Image Credit: Lionsgate

The treatment of Macer, as brutal as it appears in the final film, is a significant improvement over Sheridan’s original script, which focuses on the character’s clumsiness and general ineptitude, like the flustered damsels of Twilight and 50 Shades of Grey. Specifically, the attempt on her life by the bar assassin plays out quite differently between the script and the final film. In the final film Macer susses out the assassin’s identity mid-embrace and attempts to fight him off, but in the original text she (here as “Macy”) has to be rescued by her partner in a gratuitously humiliating way:

“Reggie’s fist slams the side of Ted’s face. It knocks him out of frame, exposing Macy completely naked below the waist, legs spread wide against the wall. She panics, reaching down to pull up her pants and falls over as Reggie jumps on Ted, beating him senseless.”

Many other ugly references to women were excised from the final film: on paper, Reggie says “Thought all you white girls shaved” to Macer after her rescue (in the film, Reggie just gently ribs Macer about her dishevelled appearance), and Alejandro menaces someone with the threat that “[his] daughters will burp the semen of twenty men with their last breath.” Despite these cuts, what remains is a variation on the script’s finale in which Macer is narratively cast aside.

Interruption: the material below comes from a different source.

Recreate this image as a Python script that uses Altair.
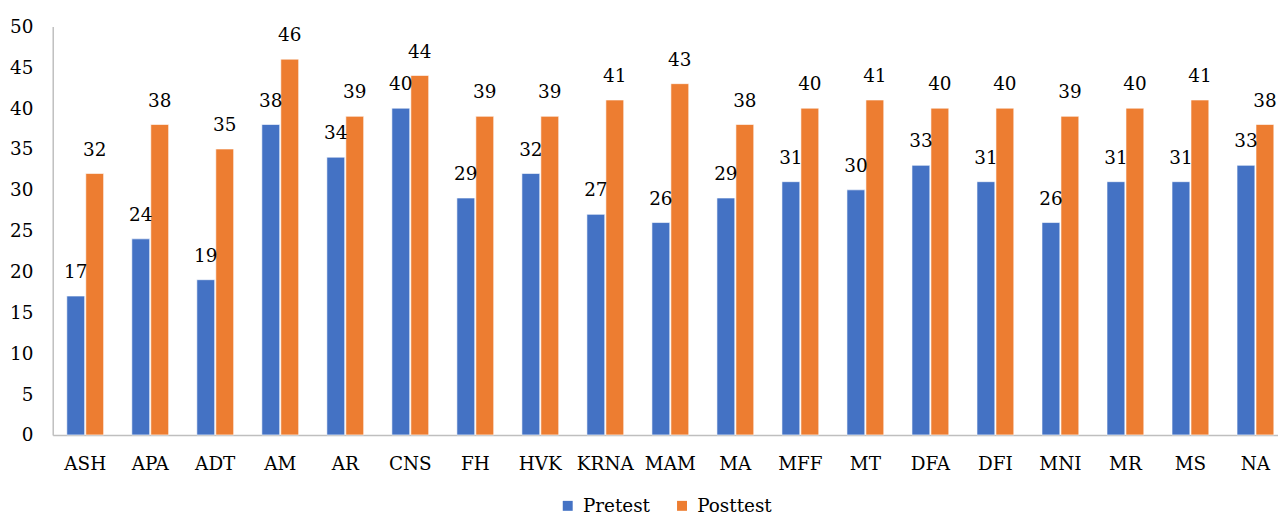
import altair as alt
import pandas as pd

categories = ["ASH", "APA", "ADT", "AM", "AR", "CNS", "FH", "HVK", "KRNA", "MAM",
              "MA", "MFF", "MT", "DFA", "DFI", "MNI", "MR", "MS", "NA"]
pretest = [17, 24, 19, 38, 34, 40, 29, 32, 27, 26, 29, 31, 30, 33, 31, 26, 31, 31, 33]
posttest = [32, 38, 35, 46, 39, 44, 39, 39, 41, 43, 38, 40, 41, 40, 40, 39, 40, 41, 38]
series = ["Pretest", "Posttest"]
colors = ["#4472C4", "#ED7D31"]
y_ticks = [0, 5, 10, 15, 20, 25, 30, 35, 40, 45, 50]

rows = []
for i, c in enumerate(categories):
    rows.append({"cat": c, "series": "Pretest", "value": pretest[i]})
    rows.append({"cat": c, "series": "Posttest", "value": posttest[i]})
df = pd.DataFrame(rows)

FONT = "DejaVu Serif"
FS = 18.5

base = alt.Chart(df).encode(
    x=alt.X("cat:N", sort=categories,
            scale=alt.Scale(paddingInner=0.434, paddingOuter=0.217),
            axis=alt.Axis(title=None, labelAngle=0, labelFont=FONT, labelFontSize=FS,
                          labelColor="black", labelBaseline="alphabetic", labelPadding=35,
                          ticks=False, tickSize=0, domainColor="#bfbfbf", domainWidth=1.5,
                          grid=False)),
    xOffset=alt.XOffset("series:N", sort=series, scale=alt.Scale(paddingInner=0.06)),
    y=alt.Y("value:Q", scale=alt.Scale(domain=[0, 50]),
            axis=alt.Axis(title=None, values=y_ticks, labelFont=FONT, labelFontSize=FS,
                          labelColor="black", labelPadding=20, ticks=False, tickSize=0,
                          domainColor="#bfbfbf", domainWidth=1.5, grid=False)),
)

bars = base.mark_bar(stroke="white", strokeWidth=0.6).encode(
    color=alt.Color("series:N", sort=series,
                    scale=alt.Scale(domain=series, range=colors),
                    legend=alt.Legend(title=None, orient="none", legendX=509, legendY=473,
                                      direction="horizontal", symbolType="square",
                                      symbolSize=100, symbolStrokeWidth=0,
                                      labelFont=FONT, labelFontSize=FS, labelColor="black",
                                      labelOffset=6, columnPadding=22, padding=0))
)

labels = base.mark_text(dy=-18, baseline="alphabetic", font=FONT, fontSize=FS,
                        color="black").encode(text=alt.Text("value:Q"))

chart = alt.layer(bars, labels).properties(
    width=1243, height=411,
    autosize="none",
    padding={"left": 45, "top": 17, "right": -10, "bottom": 81},
    background="white",
).configure_view(stroke=None)

chart.save("out.html", embed_options={"renderer": "svg", "actions": False})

Upon discovering Alejandro’s true nature (the “Sicario” or assassin of the title), she’s removed from the case by Graver to make way for Alejandro’s revenge plot against the cartel leader responsible for the murder of his family.

In a way, it’s a less risky turn for Villeneuve to “show off his abs” by sticking to a more traditionally satisfying conclusion, of a man out to avenge his fallen loved ones in a galvanic cinematic bloodbath. After Alejandro returns from this killing spree, he surprises Macer in her apartment upon learning that she has discovered his plan and Graver’s complicity in it (and, by extension, the complicity of her other superiors). He forces her at gunpoint to sign a document that vouches for the legality of the Juárez operation. The document is not present in Sheridan’s version, in which Alejandro simply visits Macer to threaten her (the script describes him forcibly lifting her shirt to expose her newly acquired scars, and by proxy, her bare breasts; in Villeneuve’s Sicario, the scars are psychological). The moment Macer tearfully signs the fraudulent document is also the only time she ever compromises her principles. It’s a moment that has been characterized as a weakness of character, but it’s really a weakness of an institution that has dealt its female employees a losing hand. It’s a path in which risky behaviour by women is often deemed insubordinate—yet playing by the rules leaves them at the mercy of those who make them.